Le 20 août 2006, quelque 581 tonnes de slops – mélange de résidus pétroliers et de soude caustique issu d’un raffinage sauvage en pleine mer – transportées par le Probo Koala, un tanker affrété par la société Trafigura, sont déversées dans quatorze communes de la capitale économique de la Côte d’Ivoire. Selon la liste officielle donnée par le Trésor public ivoirien, la pollution engendrée par le déversement des déchets toxiques aurait provoqué la mort de seize personnes et l’intoxication de 95 247 autres. Un an après le drame, les sites pollués ne sont toujours pas tous nettoyés. Chargée de ces travaux de dépollution commencés en septembre 2006, la société française Trédi avoue toujours être « dans l’attente d’une autorisation administrative de l’Etat ivoirien » pour pouvoir collecter les « 2 500 à 3 000 tonnes de substances contaminées restantes ». Or la saison des pluies qui a démarré depuis peu multiplie les risques de contamination par ruissellement. Une situation qui ne semble guère inquiéter la présidence ivoirienne, qui a repris le dossier en main en début d’année, plus enclin à privilégier le volet financier de l’affaire.
Ainsi, le 13 février dernier, la société Trafigura s’engageait à verser à l’Etat ivoirien 100 milliards de francs CFA (152,5 millions d’euros) en échange de l’abandon des poursuites judiciaires et de la libération de ses dirigeants Claude Dauphin et Jean-Pierre Valentini, respectivement directeur de Trafigura et responsable de la zone Afrique de l’Ouest, emprisonnés à la Maison d’arrêt et de correction d’Abidjan (Maca).
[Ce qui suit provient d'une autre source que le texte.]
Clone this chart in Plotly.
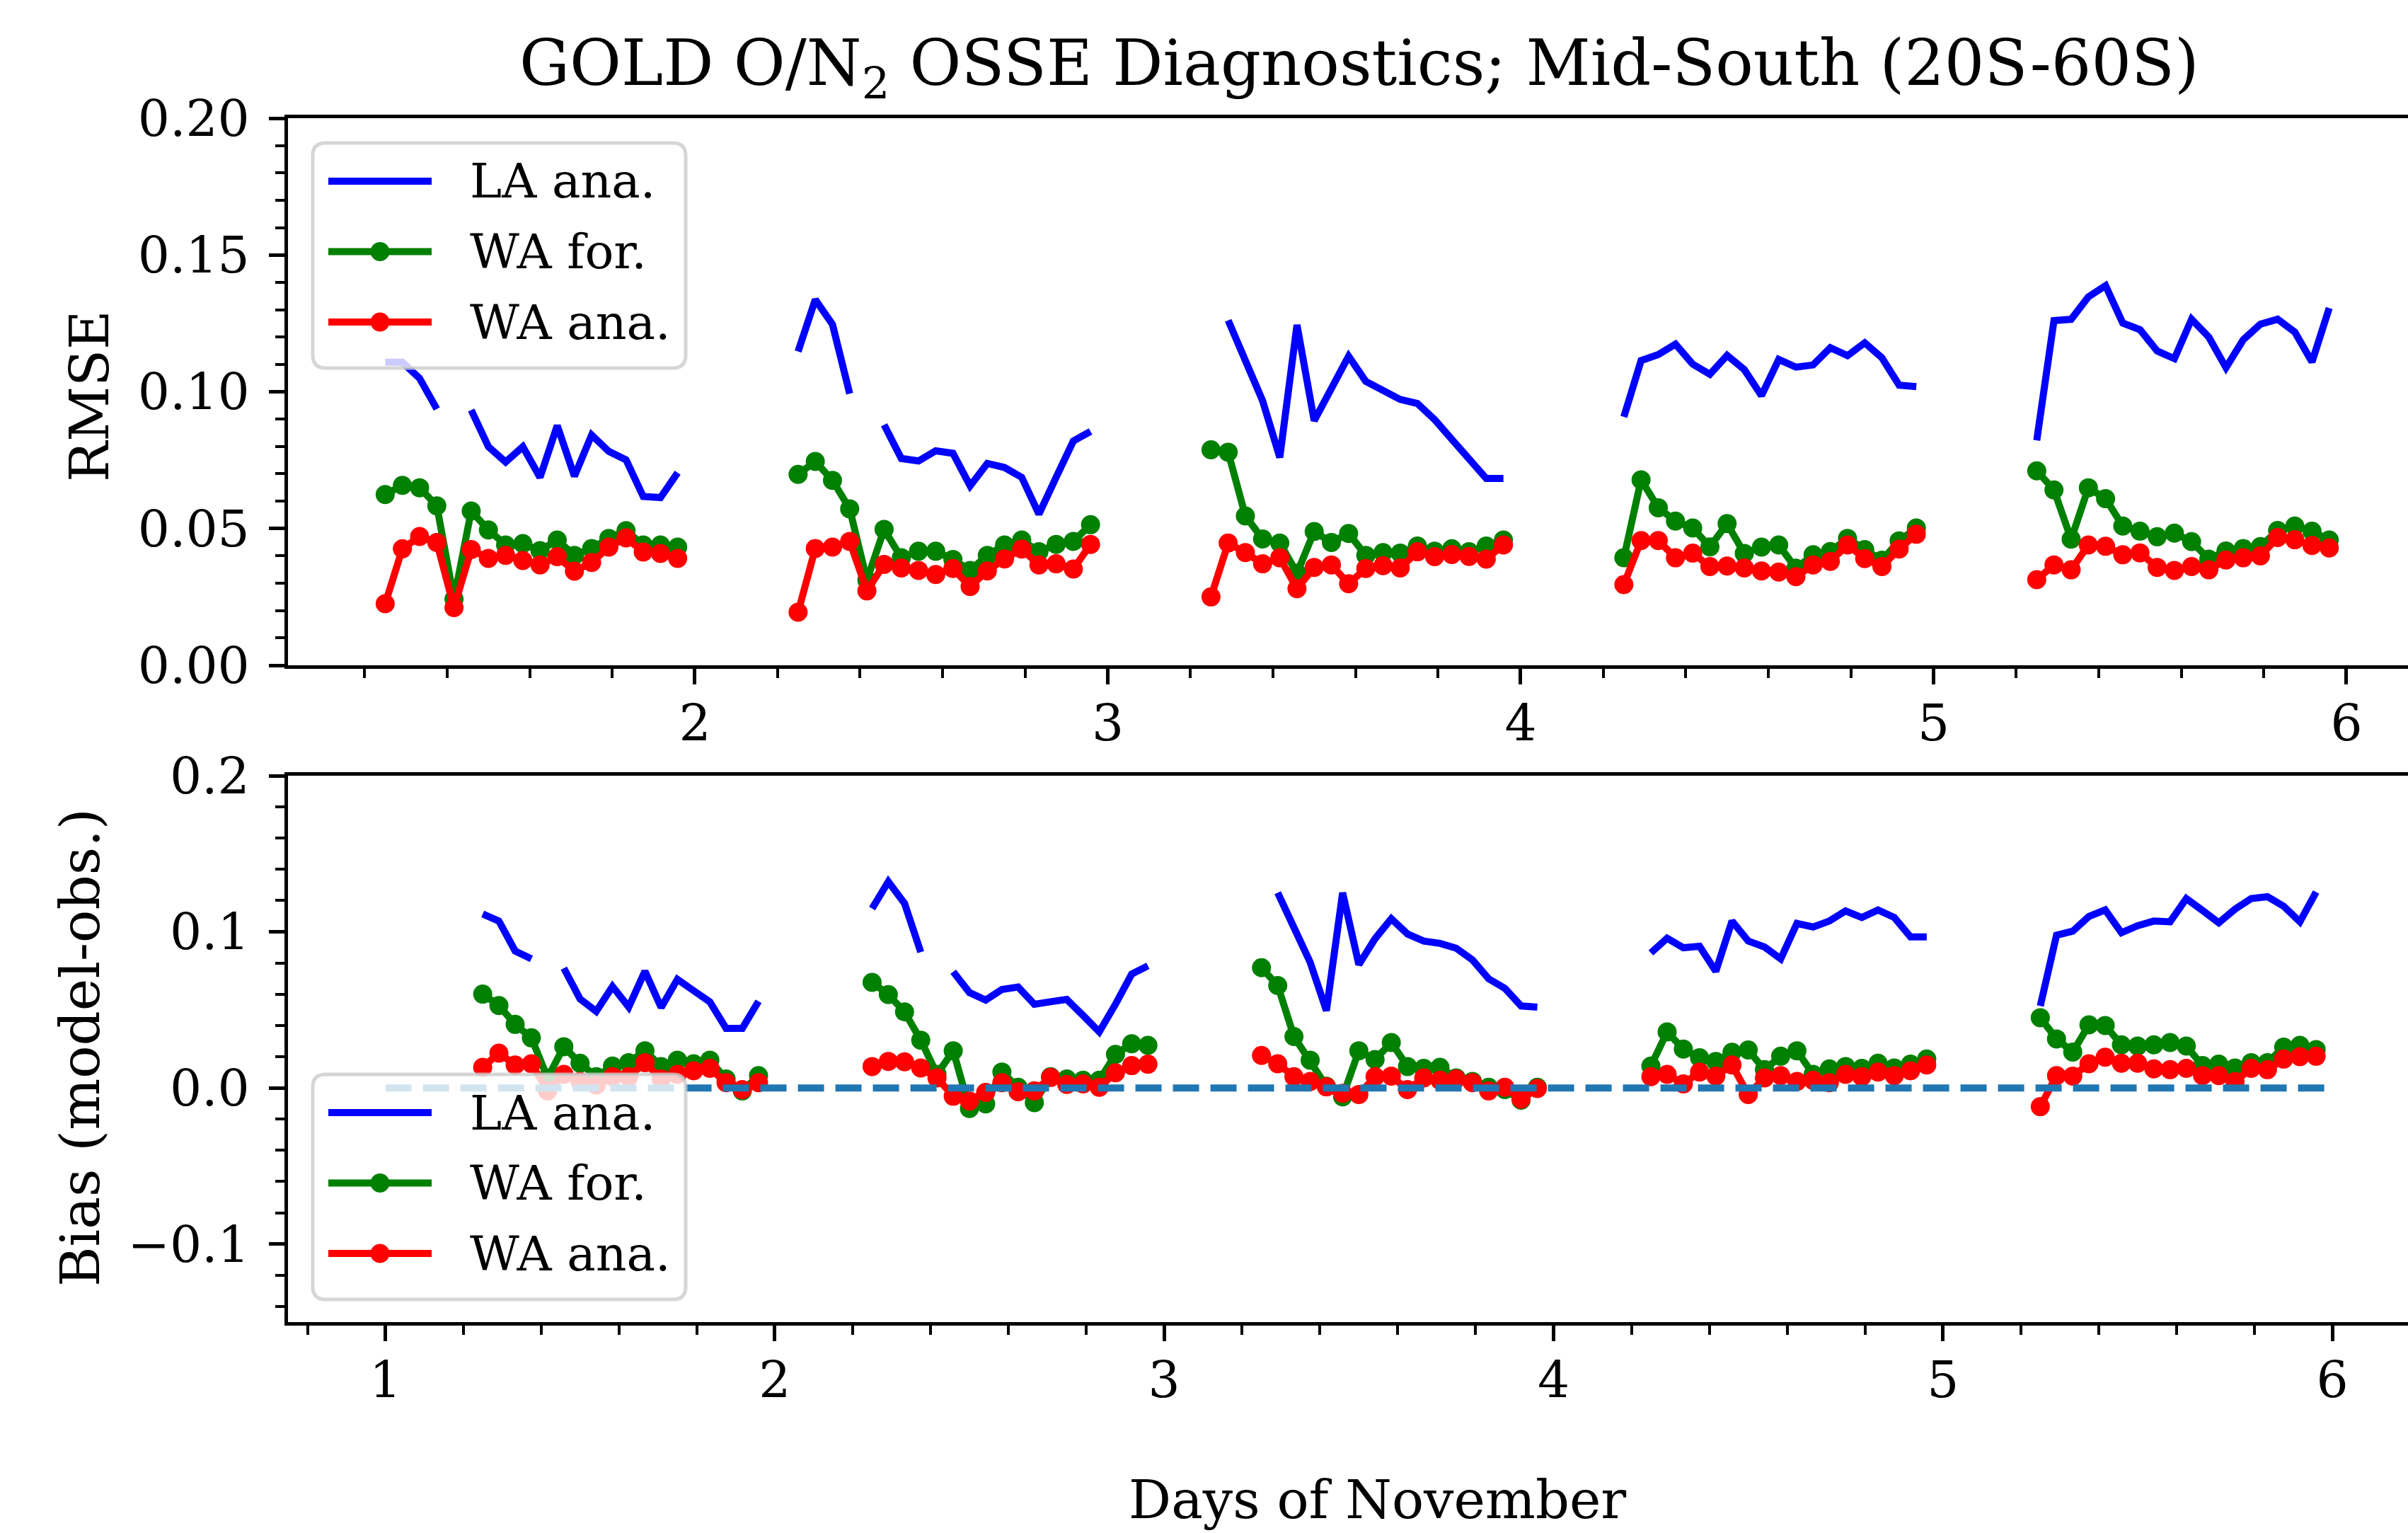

La somme, qui devait servir à indemniser les victimes et à financer la dépollution et la construction d’une usine de traitement des déchets ménagers, a été jusqu’à ce jour en majeure partie accaparée par le pouvoir. Ainsi, seuls 20 % de cette somme, environ 30 millions d’euros, sont destinés au dédommagement des victimes dont les familles se sont constituées en collectifs ; l’Etat, dont la défaillance des services a permis la catastrophe, garderait le reste.
Une répartition qui est rejetée en bloc par la Fédération nationale des victimes des déchets toxiques de Côte d’Ivoire (Fenavidet-CI) qui regroupe plusieurs associations locales. « C’est honteux, on se demande s’ils n’ont pas fait venir ce bateau volontairement », se révolte Rachel Gogoua, présidente de l’Association des victimes d’Akouédo, une des communes les plus touchées. En Lybie, les familles des enfants contaminés par le virus du sida ont été directement indemnisées. Ici, on a l’impression que l’Etat cherche à s’enrichir sur le dos des gens intoxiqués. » Les rapports publiés par deux commissions d’enquête, une nationale et l’autre internationale, constituées après les évènements sont accablants pour Trafigura, mais également pour les autorités ivoiriennes. Ainsi, le déchargement se serait effectué sous le contrôle des plus hautes autorités, dont Marcel Gossio, directeur du port autonome d’Abidjan – un proche de Simone Gbagbo et un des principaux financier du parti présidentiel, le Front populaire ivoirien –, mais également des directeurs des douanes et du district d’Abidjan. Suspendus tous les trois, ils ont été réintégrés par décret présidentiel en décembre 2006.
Les responsables de ce désastre écologique ne seront jamais jugés en Côte d’Ivoire depuis que les poursuites se sont arrêtées avec l’accord signé entre l’Etat et Trafigura. Cependant, plusieurs autres procédures ont été entamées en Europe. La Haute cour de Londres a donné son aval pour l’engagement d’une action collective lancée par un cabinet d’avocats anglais au nom de 5 000 victimes ; une procédure civile qui se poursuivra tant que les victimes ne seront pas indemnisées. Une instruction est également engagée aux Pays-Bas où les déchets ont été chargés. D’autre part, une enquête préliminaire a été ouverte par le parquet de Paris suite à la plainte pour « homicide et blessures involontaires » et « corruption d’agents publics étrangers » à l’encontre de Claude Dauphin et Jean-Pierre Valentini, lancée par 94 ivoiriens. Cependant, les constitutions de partie civile, qui devaient déboucher sur l’ouverture d’une information judiciaire, ont été rejetées par le doyen des juges d’instruction sous prétexte qu’elles « ne remplissaient pas les conditions du code de procédure pénale sur les délits commis à l’étranger et dont les auteurs ou victimes sont français ».